Starting at the first line of the listing below, retype each line up to and including the one that contains "fig = go.Figure()". Leave pictures out.
______________________________
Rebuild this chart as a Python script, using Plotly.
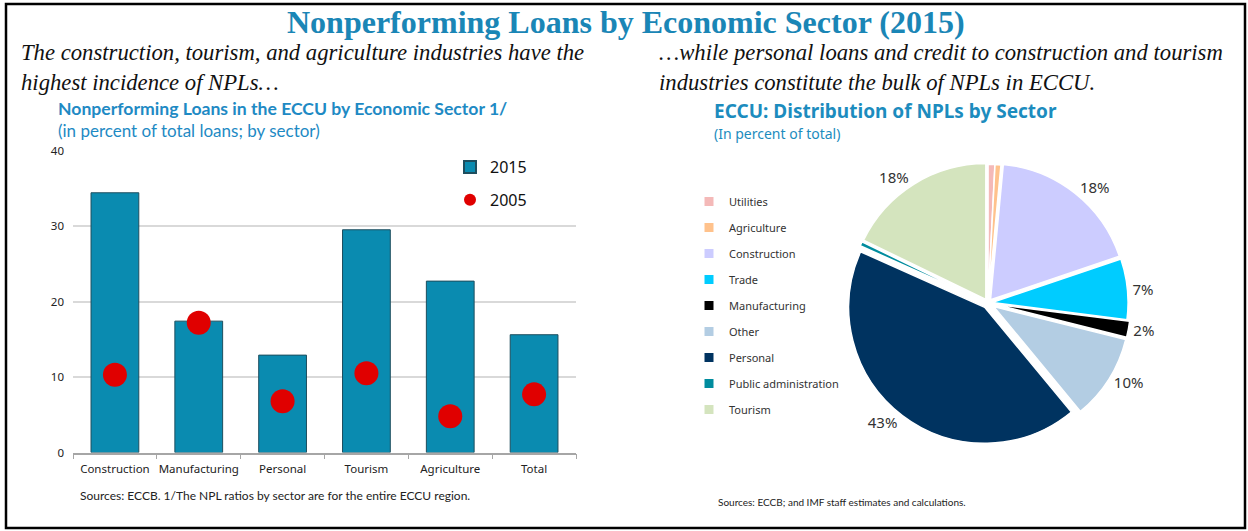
import plotly.graph_objects as go

W, H = 1248, 531

# --- Bar chart data: NPL ratio by sector (percent of total loans) ---
sectors = ["Construction", "Manufacturing", "Personal", "Tourism", "Agriculture", "Total"]
npl_2015 = [34.4, 17.4, 12.9, 29.5, 22.7, 15.6]
npl_2005 = [10.3, 17.2, 6.8, 10.5, 4.8, 7.7]
y_ticks = [0, 10, 20, 30, 40]

# --- Pie chart data: distribution of NPLs by sector (percent of total) ---
pie_labels = ["Utilities", "Agriculture", "Construction", "Trade", "Manufacturing",
              "Other", "Personal", "Public administration", "Tourism"]
pie_values = [0.8, 0.7, 18.3, 7.2, 1.9, 10.1, 42.7, 0.5, 17.8]
pie_colors = ["#F4B9B8", "#FFC28C", "#CCCCFF", "#00CCFF", "#000000",
              "#B3CDE3", "#003360", "#008C9E", "#D4E4BE"]
pie_pull = [0.02, 0.02, 0.03, 0.03, 0.05, 0.05, 0.04, 0.03, 0.03]
pie_show_pct = [False, False, True, True, True, True, True, False, True]


def px(x):
    return x / W


def py(y):
    return 1 - y / H


BAR_COLOR = "#0A8BB0"
TITLE_BLUE = "#1A86B6"
CHART_BLUE = "#1E8AC4"

fig = go.Figure()

fig.add_trace(go.Bar(
    x=sectors, y=npl_2015, name="2015", width=0.57,
    marker=dict(color=BAR_COLOR, line=dict(color="#1E4E5E", width=1)),
    legend="legend", legendgroup="g2015",
))
fig.add_trace(go.Scatter(
    x=sectors, y=npl_2005, name="2005", mode="markers",
    marker=dict(color="#E00000", size=24, line=dict(width=0)),
    legend="legend", legendgroup="g2005",
))

# Pie of NPL distribution
pie_r = 136
max_pull = max(pie_pull)
half = pie_r * (1 + max_pull)
cx, cy = 988, 303
fig.add_trace(go.Pie(
    labels=pie_labels, values=pie_values, sort=False, direction="clockwise",
    rotation=0, pull=pie_pull, showlegend=False,
    marker=dict(colors=pie_colors, line=dict(color="white", width=1.5)),
    texttemplate=["%{percent:.0%}" if s else "" for s in pie_show_pct],
    textposition="outside", textfont=dict(family="Noto Sans", size=15, color="#333333"),
    domain=dict(x=[px(cx - half), px(cx + half)], y=[py(cy + half), py(cy - half)]),
    hoverinfo="label+percent",
))

# Legend entries for the pie, one group per sector so they can be spaced out
for lab, col in zip(pie_labels, pie_colors):
    fig.add_trace(go.Scatter(
        x=[None], y=[None], mode="markers", name=lab,
        marker=dict(symbol="square", size=9, color=col),
        legend="legend2", legendgroup="p_" + lab, showlegend=True,
    ))

fig.update_layout(
    width=W, height=H,
    margin=dict(l=0, r=0, t=0, b=0, autoexpand=False),
    paper_bgcolor="white", plot_bgcolor="white",
    barmode="overlay",
    xaxis=dict(
        domain=[px(73), px(576)], type="category", automargin=False,
        showline=True, linecolor="#A6A6A6", linewidth=1.5, tickangle=0,
        ticks="outside", tickson="boundaries", ticklen=5, tickcolor="#A6A6A6",
        ticklabelstandoff=5,
        tickfont=dict(family="Noto Sans", size=11.5, color="#222222"),
        showgrid=False, fixedrange=True,
    ),
    yaxis=dict(
        domain=[py(452.5), py(150.5)], range=[0, 40], tickvals=y_ticks,
        automargin=False,
        showgrid=True, gridcolor="#D9D9D9", gridwidth=1.5, zeroline=False,
        showline=False, ticks="", ticklabelstandoff=8,
        tickfont=dict(family="Noto Sans", size=11.5, color="#222222"),
        fixedrange=True,
    ),
    legend=dict(
        x=px(450), y=py(150), xanchor="left", yanchor="top",
        font=dict(family="Noto Sans", size=16, color="#111111"),
        bgcolor="rgba(0,0,0,0)", tracegroupgap=9, traceorder="grouped",
        itemsizing="constant",
    ),
    legend2=dict(
        x=px(689), y=py(187), xanchor="left", yanchor="top",
        font=dict(family="Noto Sans", size=11, color="#333333"),
        bgcolor="rgba(0,0,0,0)", tracegroupgap=7, traceorder="grouped",
    ),
    showlegend=True,
)

annotations = [
    dict(text="<b>Nonperforming Loans by Economic Sector (2015)</b>",
         x=px(626), y=py(22), xanchor="center", yanchor="middle",
         font=dict(family="Liberation Serif", size=32, color=TITLE_BLUE)),
    dict(text="<i>The construction, tourism, and agriculture industries have the<br>highest incidence of NPLs…</i>",
         x=px(19), y=py(67.5), xanchor="left", yanchor="middle", align="left",
         font=dict(family="Liberation Serif", size=22.7, color="#111111")),
    dict(text="<i>…while personal loans and credit to construction and tourism<br>industries constitute the bulk of NPLs in ECCU.</i>",
         x=px(657), y=py(67.5), xanchor="left", yanchor="middle", align="left",
         font=dict(family="Liberation Serif", size=22.7, color="#111111")),
    dict(text="<b>Nonperforming Loans in the ECCU by Economic Sector 1/</b>",
         x=px(56), y=py(108), xanchor="left", yanchor="middle",
         font=dict(family="Lato", size=17.6, color=CHART_BLUE)),
    dict(text="(in percent of total loans; by sector)",
         x=px(56), y=py(130), xanchor="left", yanchor="middle",
         font=dict(family="Lato", size=17, color=CHART_BLUE)),
    dict(text="<b>ECCU: Distribution of NPLs by Sector</b>",
         x=px(712), y=py(111), xanchor="left", yanchor="middle",
         font=dict(family="Noto Sans", size=19, color="#1C8CBE")),
    dict(text="(In percent of total)",
         x=px(712), y=py(134), xanchor="left", yanchor="middle",
         font=dict(family="Noto Sans", size=14, color="#1C8CBE")),
    dict(text="Sources: ECCB. 1/The NPL ratios by sector are for the entire ECCU region.",
         x=px(78), y=py(495), xanchor="left", yanchor="middle",
         font=dict(family="Lato", size=12, color="#222222")),
    dict(text="Sources: ECCB; and IMF staff estimates and calculations.",
         x=px(716), y=py(502), xanchor="left", yanchor="middle",
         font=dict(family="Lato", size=10, color="#222222")),
]
for a in annotations:
    a.update(xref="paper", yref="paper", showarrow=False)
fig.update_layout(annotations=annotations)

# Outer frame
fig.add_shape(type="rect", xref="paper", yref="paper",
              x0=px(6), x1=px(1245), y0=py(528), y1=py(4),
              line=dict(color="black", width=2.5), fillcolor="rgba(0,0,0,0)")

fig.write_html("out.html")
______________________________
◆ **RIGHT ANSWER**:
Rebuild this chart as a Python script, using Plotly.
import plotly.graph_objects as go

W, H = 1248, 531

# --- Bar chart data: NPL ratio by sector (percent of total loans) ---
sectors = ["Construction", "Manufacturing", "Personal", "Tourism", "Agriculture", "Total"]
npl_2015 = [34.4, 17.4, 12.9, 29.5, 22.7, 15.6]
npl_2005 = [10.3, 17.2, 6.8, 10.5, 4.8, 7.7]
y_ticks = [0, 10, 20, 30, 40]

# --- Pie chart data: distribution of NPLs by sector (percent of total) ---
pie_labels = ["Utilities", "Agriculture", "Construction", "Trade", "Manufacturing",
              "Other", "Personal", "Public administration", "Tourism"]
pie_values = [0.8, 0.7, 18.3, 7.2, 1.9, 10.1, 42.7, 0.5, 17.8]
pie_colors = ["#F4B9B8", "#FFC28C", "#CCCCFF", "#00CCFF", "#000000",
              "#B3CDE3", "#003360", "#008C9E", "#D4E4BE"]
pie_pull = [0.02, 0.02, 0.03, 0.03, 0.05, 0.05, 0.04, 0.03, 0.03]
pie_show_pct = [False, False, True, True, True, True, True, False, True]


def px(x):
    return x / W


def py(y):
    return 1 - y / H


BAR_COLOR = "#0A8BB0"
TITLE_BLUE = "#1A86B6"
CHART_BLUE = "#1E8AC4"

fig = go.Figure()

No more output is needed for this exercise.